The Company has signed a four-year option agreement with Desert Gold and its Mali subsidiary, DGM, whereby the Company has the option to acquire a minimum 51% interest and a maximum 100% interest in the Djimbala Permit by the issuance of shares of the Company and the completion of certain work commitments. The proposed transaction is subject to (1) the acceptance of the TSX-V; (2) receipt by the Company of a positive legal and technical due diligence review of the Djimbala Permit; (3) the consolidation of the Company’s common shares on a 6 to 1 basis; and (4) the completion of the Financing. The date that the Conditions have been fulfilled will become the Commencement Date
To acquire the minimum 51% interest in the Djimbala Permit, the Company is required to complete $400,000 in expenditures on or before the second anniversary of the Commencement Date and in any event prior to April 30, 2022. To acquire the maximum 100% interest in the Djimbala Permit, the Company must have earned the minimum interest and is required to make additional work expenditures of $600,000 prior to April 30, 2024. The Company’s 100% interest is subject to a 2% net smelter royalty (“NSR“) in favour of Desert Gold. The Company has the right to purchase 1% of the NSR for USD$1,000,000.
In addition the Company will make a share issuance to Desert Gold equivalent to $50,000 of the Company’s post-consolidated common shares at a deemed price of $0.05 per share on the date that the Conditions have been fulfilled; make a share issuance to Desert Gold equivalent to $75,000 at a deemed price equal to the volume weighted average price for the prior 10-day trading period, subject to a minimum deemed price of $0.05 per share on or before the first anniversary of the Commencement Date; make a share issuance to Desert Gold equivalent to $100,000 at the Applicable Deemed Price on or before the second anniversary of the Commencement Date; and make a share issuance to Desert Gold equivalent to $125,000 at the Applicable Deemed Price on or before the third anniversary of the Commencement Date.
The Company intends, subject to TSX-V approval, to settle debt that was incurred for and is currently payable in cash. In order to preserve its cash, the Company is proposing to issue securities on a post-consolidated basis at a deemed price of $0.05 per post-consolidated security. A loan from shareholders of $100,000 plus 10% interest is proposed to be settled with the issuance of 2,166,667 units at a deemed price of $0.05 per post-consolidated unit. Each unit will be comprised of one share and one warrant.
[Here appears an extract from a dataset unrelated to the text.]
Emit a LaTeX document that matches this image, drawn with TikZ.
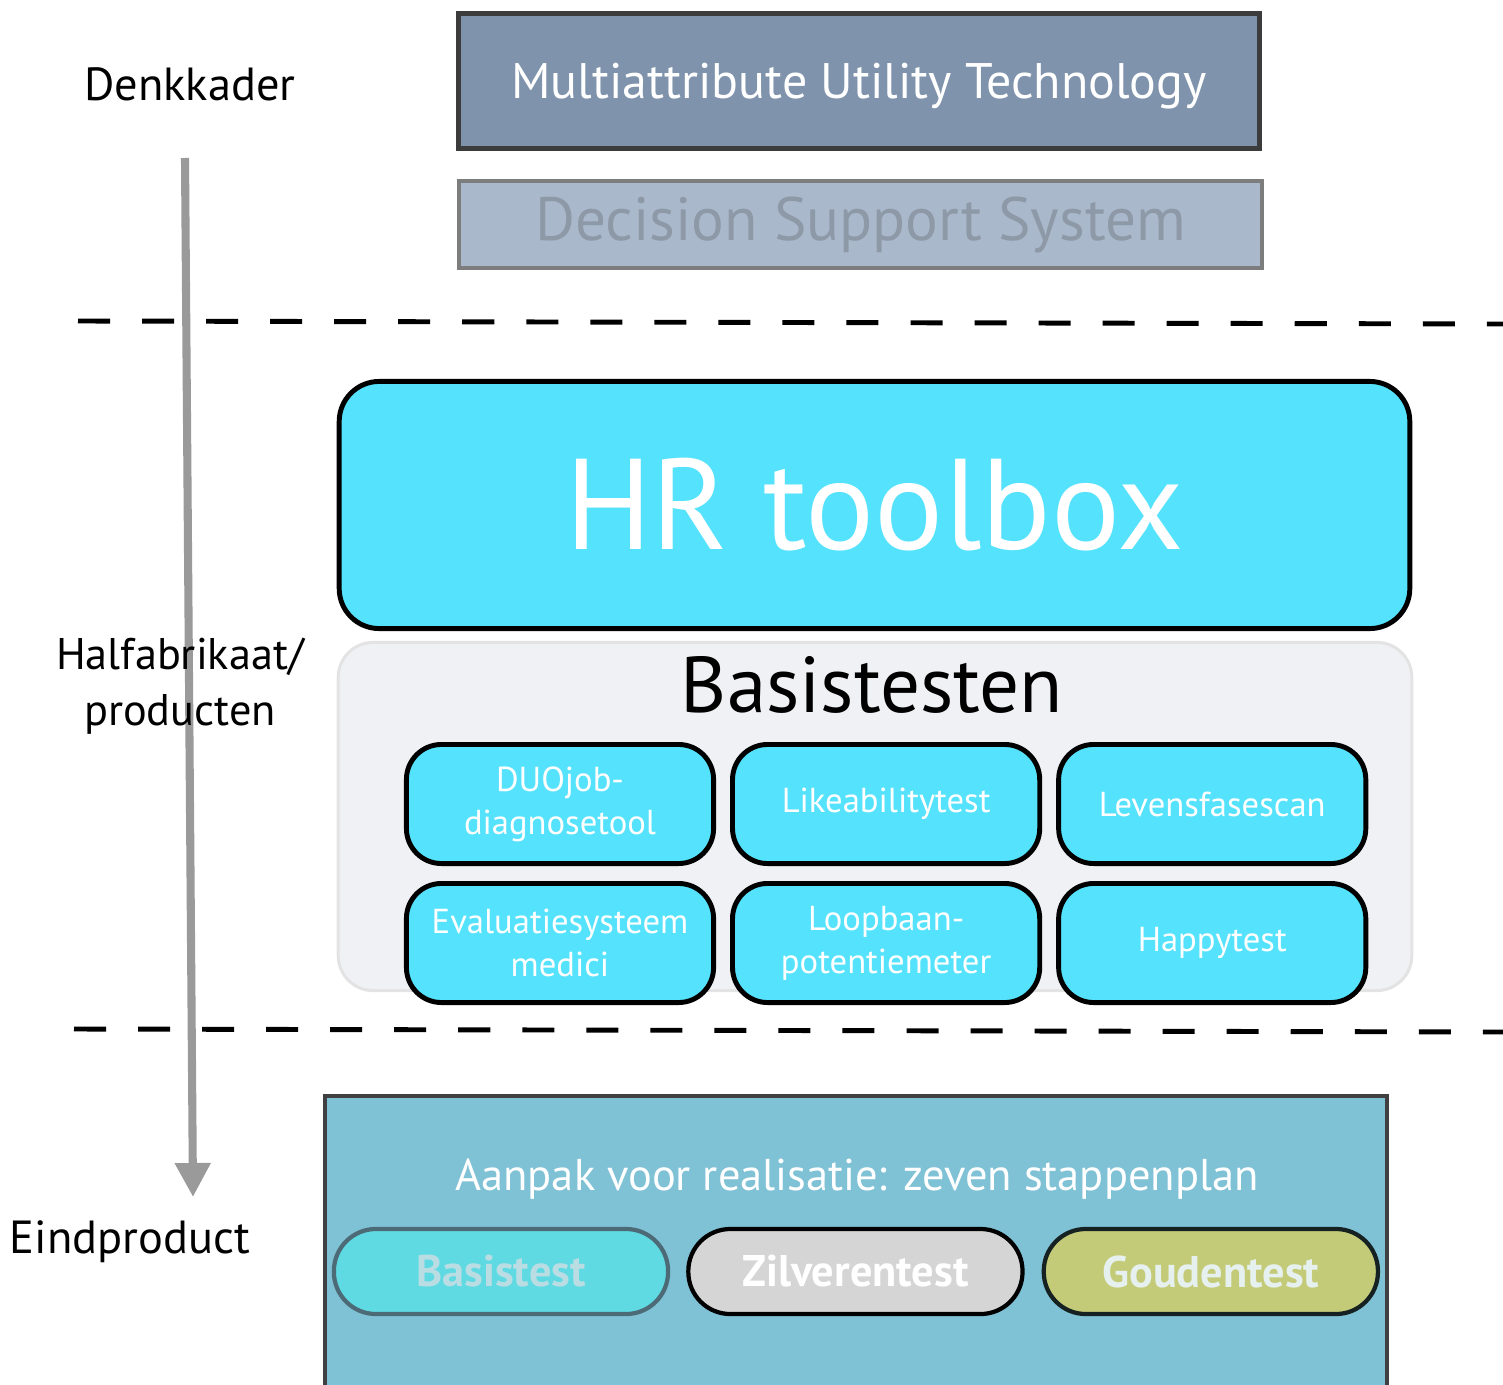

Each warrant will be exercisable into a share for a period of three years at a price of $0.10 per share.
A debt to an insider of $150,000 is proposed to be settled with the issuance of 3,000,000 common shares at a deemed price of $0.05 per post-consolidated share.
Paul Cowley, P.Geo., President, CEO and Director of Indigo Exploration Inc., is the Qualified Person as defined in National Instrument 43-101, who has read and approved the technical content of this news release.